Records with drawing code
*****

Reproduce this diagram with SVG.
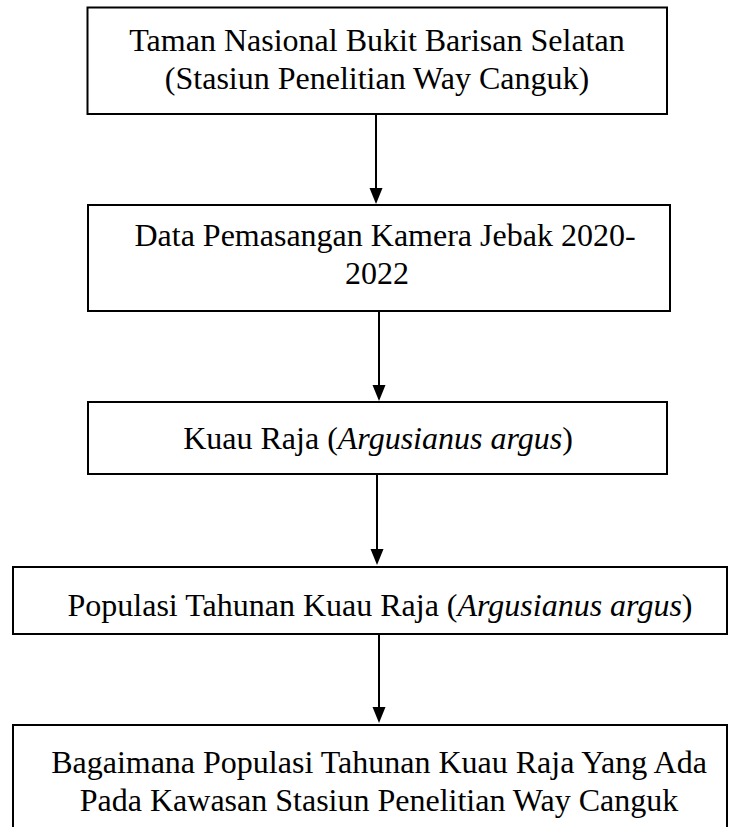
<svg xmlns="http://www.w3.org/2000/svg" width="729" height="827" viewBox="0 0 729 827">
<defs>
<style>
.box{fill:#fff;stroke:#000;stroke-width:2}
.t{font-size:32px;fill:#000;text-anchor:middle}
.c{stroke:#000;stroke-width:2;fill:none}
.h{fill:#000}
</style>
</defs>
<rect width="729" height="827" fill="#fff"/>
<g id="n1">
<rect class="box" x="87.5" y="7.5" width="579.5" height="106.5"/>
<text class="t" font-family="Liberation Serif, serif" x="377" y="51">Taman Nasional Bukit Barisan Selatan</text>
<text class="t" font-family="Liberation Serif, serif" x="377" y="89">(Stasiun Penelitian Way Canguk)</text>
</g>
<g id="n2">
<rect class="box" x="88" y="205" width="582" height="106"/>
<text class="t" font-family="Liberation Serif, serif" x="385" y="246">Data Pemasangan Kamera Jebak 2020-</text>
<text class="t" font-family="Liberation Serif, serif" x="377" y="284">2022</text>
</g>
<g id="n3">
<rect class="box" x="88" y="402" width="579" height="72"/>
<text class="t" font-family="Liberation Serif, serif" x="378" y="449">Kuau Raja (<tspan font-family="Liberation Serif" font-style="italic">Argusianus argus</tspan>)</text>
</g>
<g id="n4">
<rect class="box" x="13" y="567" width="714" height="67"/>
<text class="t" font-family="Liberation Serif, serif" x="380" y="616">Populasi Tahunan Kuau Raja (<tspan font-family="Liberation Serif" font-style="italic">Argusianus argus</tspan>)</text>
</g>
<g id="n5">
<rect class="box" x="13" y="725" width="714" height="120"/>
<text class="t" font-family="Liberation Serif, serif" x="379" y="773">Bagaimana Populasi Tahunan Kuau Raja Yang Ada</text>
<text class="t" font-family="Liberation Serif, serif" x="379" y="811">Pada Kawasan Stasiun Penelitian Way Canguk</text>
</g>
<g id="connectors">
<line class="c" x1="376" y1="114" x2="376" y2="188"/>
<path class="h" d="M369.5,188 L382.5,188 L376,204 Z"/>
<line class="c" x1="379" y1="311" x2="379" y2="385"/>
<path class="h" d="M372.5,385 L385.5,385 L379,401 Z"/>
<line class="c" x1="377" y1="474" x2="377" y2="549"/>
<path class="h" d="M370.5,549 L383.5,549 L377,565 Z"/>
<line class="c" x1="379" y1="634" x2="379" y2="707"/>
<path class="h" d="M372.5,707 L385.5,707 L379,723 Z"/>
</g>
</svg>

*****

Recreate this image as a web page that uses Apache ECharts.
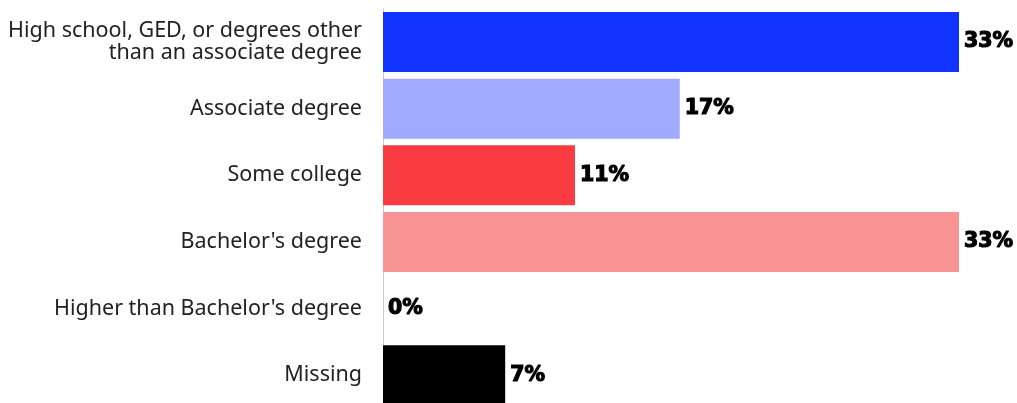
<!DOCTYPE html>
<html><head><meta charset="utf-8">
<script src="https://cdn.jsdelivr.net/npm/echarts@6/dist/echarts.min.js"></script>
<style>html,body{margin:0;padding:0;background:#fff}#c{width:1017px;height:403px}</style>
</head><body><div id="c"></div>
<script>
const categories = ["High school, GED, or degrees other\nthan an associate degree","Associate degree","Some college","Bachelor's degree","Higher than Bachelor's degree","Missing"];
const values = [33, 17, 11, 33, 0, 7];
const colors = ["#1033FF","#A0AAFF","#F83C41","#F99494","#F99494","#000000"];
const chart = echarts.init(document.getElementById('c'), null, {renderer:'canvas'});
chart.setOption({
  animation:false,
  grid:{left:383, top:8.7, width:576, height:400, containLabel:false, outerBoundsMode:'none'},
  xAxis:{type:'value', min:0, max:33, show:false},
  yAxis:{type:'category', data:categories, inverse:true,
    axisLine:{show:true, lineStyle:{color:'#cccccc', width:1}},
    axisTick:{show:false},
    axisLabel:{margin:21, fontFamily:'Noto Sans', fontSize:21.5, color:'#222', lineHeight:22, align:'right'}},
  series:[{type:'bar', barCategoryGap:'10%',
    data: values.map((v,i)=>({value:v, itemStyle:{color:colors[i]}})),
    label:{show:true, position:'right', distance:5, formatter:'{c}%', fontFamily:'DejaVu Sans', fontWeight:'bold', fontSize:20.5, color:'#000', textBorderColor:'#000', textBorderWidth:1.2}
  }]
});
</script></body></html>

*****

Problem details —
Using the material above, report each line where "this" occurs.

Exercise result —
Reproduce this diagram with SVG.
Recreate this image as a web page that uses Apache ECharts.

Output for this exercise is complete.